__MATERIAL PROVIDED__.
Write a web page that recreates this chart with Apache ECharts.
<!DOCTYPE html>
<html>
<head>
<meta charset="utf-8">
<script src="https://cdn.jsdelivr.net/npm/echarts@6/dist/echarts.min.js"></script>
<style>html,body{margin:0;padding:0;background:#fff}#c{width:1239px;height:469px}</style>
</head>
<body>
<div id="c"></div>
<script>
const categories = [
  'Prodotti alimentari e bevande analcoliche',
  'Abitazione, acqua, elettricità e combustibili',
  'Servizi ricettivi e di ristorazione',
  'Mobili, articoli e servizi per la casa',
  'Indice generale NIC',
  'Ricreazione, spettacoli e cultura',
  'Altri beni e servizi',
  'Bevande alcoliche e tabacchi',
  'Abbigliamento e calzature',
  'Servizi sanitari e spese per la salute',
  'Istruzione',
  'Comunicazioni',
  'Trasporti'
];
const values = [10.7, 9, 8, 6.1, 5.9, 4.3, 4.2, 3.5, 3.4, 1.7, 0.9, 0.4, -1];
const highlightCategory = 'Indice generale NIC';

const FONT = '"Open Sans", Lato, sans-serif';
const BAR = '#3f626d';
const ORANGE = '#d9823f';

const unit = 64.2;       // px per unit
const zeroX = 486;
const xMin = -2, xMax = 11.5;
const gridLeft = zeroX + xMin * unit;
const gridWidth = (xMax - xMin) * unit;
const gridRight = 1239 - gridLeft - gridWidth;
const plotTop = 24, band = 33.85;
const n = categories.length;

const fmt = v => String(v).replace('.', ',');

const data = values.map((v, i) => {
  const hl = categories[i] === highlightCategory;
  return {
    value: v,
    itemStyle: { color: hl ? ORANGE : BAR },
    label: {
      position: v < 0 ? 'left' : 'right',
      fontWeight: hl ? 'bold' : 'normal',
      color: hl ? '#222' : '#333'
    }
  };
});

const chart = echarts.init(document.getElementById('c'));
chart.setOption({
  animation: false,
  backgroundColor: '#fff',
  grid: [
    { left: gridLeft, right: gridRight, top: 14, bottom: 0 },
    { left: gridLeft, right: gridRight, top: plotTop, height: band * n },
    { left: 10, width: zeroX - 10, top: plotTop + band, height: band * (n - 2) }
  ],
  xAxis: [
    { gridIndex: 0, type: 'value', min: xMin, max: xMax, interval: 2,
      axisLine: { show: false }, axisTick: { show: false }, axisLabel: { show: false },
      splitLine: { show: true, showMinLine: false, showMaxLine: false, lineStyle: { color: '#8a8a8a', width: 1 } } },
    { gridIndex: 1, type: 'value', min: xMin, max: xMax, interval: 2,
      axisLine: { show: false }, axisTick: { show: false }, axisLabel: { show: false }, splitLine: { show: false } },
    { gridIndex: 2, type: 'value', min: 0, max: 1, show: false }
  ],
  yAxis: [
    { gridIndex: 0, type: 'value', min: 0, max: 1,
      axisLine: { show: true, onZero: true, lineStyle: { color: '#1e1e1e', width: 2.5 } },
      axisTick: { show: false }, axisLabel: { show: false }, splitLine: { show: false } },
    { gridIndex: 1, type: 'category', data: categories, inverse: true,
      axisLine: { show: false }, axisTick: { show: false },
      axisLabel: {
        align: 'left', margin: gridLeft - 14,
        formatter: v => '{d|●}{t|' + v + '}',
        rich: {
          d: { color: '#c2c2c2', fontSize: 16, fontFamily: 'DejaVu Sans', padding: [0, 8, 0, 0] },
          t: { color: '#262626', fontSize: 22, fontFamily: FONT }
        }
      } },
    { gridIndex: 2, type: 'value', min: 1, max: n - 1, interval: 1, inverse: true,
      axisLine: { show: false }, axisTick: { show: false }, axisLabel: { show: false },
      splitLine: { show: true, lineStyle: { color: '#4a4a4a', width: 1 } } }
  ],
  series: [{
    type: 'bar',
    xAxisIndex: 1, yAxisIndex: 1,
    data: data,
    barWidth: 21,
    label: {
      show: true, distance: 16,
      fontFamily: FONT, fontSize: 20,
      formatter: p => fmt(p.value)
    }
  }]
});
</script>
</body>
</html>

__JOB__. Each line above must be reproduced exactly as it stands.

__ANSWER BELOW__.
Write a web page that recreates this chart with Apache ECharts.
<!DOCTYPE html>
<html>
<head>
<meta charset="utf-8">
<script src="https://cdn.jsdelivr.net/npm/echarts@6/dist/echarts.min.js"></script>
<style>html,body{margin:0;padding:0;background:#fff}#c{width:1239px;height:469px}</style>
</head>
<body>
<div id="c"></div>
<script>
const categories = [
  'Prodotti alimentari e bevande analcoliche',
  'Abitazione, acqua, elettricità e combustibili',
  'Servizi ricettivi e di ristorazione',
  'Mobili, articoli e servizi per la casa',
  'Indice generale NIC',
  'Ricreazione, spettacoli e cultura',
  'Altri beni e servizi',
  'Bevande alcoliche e tabacchi',
  'Abbigliamento e calzature',
  'Servizi sanitari e spese per la salute',
  'Istruzione',
  'Comunicazioni',
  'Trasporti'
];
const values = [10.7, 9, 8, 6.1, 5.9, 4.3, 4.2, 3.5, 3.4, 1.7, 0.9, 0.4, -1];
const highlightCategory = 'Indice generale NIC';

const FONT = '"Open Sans", Lato, sans-serif';
const BAR = '#3f626d';
const ORANGE = '#d9823f';

const unit = 64.2;       // px per unit
const zeroX = 486;
const xMin = -2, xMax = 11.5;
const gridLeft = zeroX + xMin * unit;
const gridWidth = (xMax - xMin) * unit;
const gridRight = 1239 - gridLeft - gridWidth;
const plotTop = 24, band = 33.85;
const n = categories.length;

const fmt = v => String(v).replace('.', ',');

const data = values.map((v, i) => {
  const hl = categories[i] === highlightCategory;
  return {
    value: v,
    itemStyle: { color: hl ? ORANGE : BAR },
    label: {
      position: v < 0 ? 'left' : 'right',
      fontWeight: hl ? 'bold' : 'normal',
      color: hl ? '#222' : '#333'
    }
  };
});

const chart = echarts.init(document.getElementById('c'));
chart.setOption({
  animation: false,
  backgroundColor: '#fff',
  grid: [
    { left: gridLeft, right: gridRight, top: 14, bottom: 0 },
    { left: gridLeft, right: gridRight, top: plotTop, height: band * n },
    { left: 10, width: zeroX - 10, top: plotTop + band, height: band * (n - 2) }
  ],
  xAxis: [
    { gridIndex: 0, type: 'value', min: xMin, max: xMax, interval: 2,
      axisLine: { show: false }, axisTick: { show: false }, axisLabel: { show: false },
      splitLine: { show: true, showMinLine: false, showMaxLine: false, lineStyle: { color: '#8a8a8a', width: 1 } } },
    { gridIndex: 1, type: 'value', min: xMin, max: xMax, interval: 2,
      axisLine: { show: false }, axisTick: { show: false }, axisLabel: { show: false }, splitLine: { show: false } },
    { gridIndex: 2, type: 'value', min: 0, max: 1, show: false }
  ],
  yAxis: [
    { gridIndex: 0, type: 'value', min: 0, max: 1,
      axisLine: { show: true, onZero: true, lineStyle: { color: '#1e1e1e', width: 2.5 } },
      axisTick: { show: false }, axisLabel: { show: false }, splitLine: { show: false } },
    { gridIndex: 1, type: 'category', data: categories, inverse: true,
      axisLine: { show: false }, axisTick: { show: false },
      axisLabel: {
        align: 'left', margin: gridLeft - 14,
        formatter: v => '{d|●}{t|' + v + '}',
        rich: {
          d: { color: '#c2c2c2', fontSize: 16, fontFamily: 'DejaVu Sans', padding: [0, 8, 0, 0] },
          t: { color: '#262626', fontSize: 22, fontFamily: FONT }
        }
      } },
    { gridIndex: 2, type: 'value', min: 1, max: n - 1, interval: 1, inverse: true,
      axisLine: { show: false }, axisTick: { show: false }, axisLabel: { show: false },
      splitLine: { show: true, lineStyle: { color: '#4a4a4a', width: 1 } } }
  ],
  series: [{
    type: 'bar',
    xAxisIndex: 1, yAxisIndex: 1,
    data: data,
    barWidth: 21,
    label: {
      show: true, distance: 16,
      fontFamily: FONT, fontSize: 20,
      formatter: p => fmt(p.value)
    }
  }]
});
</script>
</body>
</html>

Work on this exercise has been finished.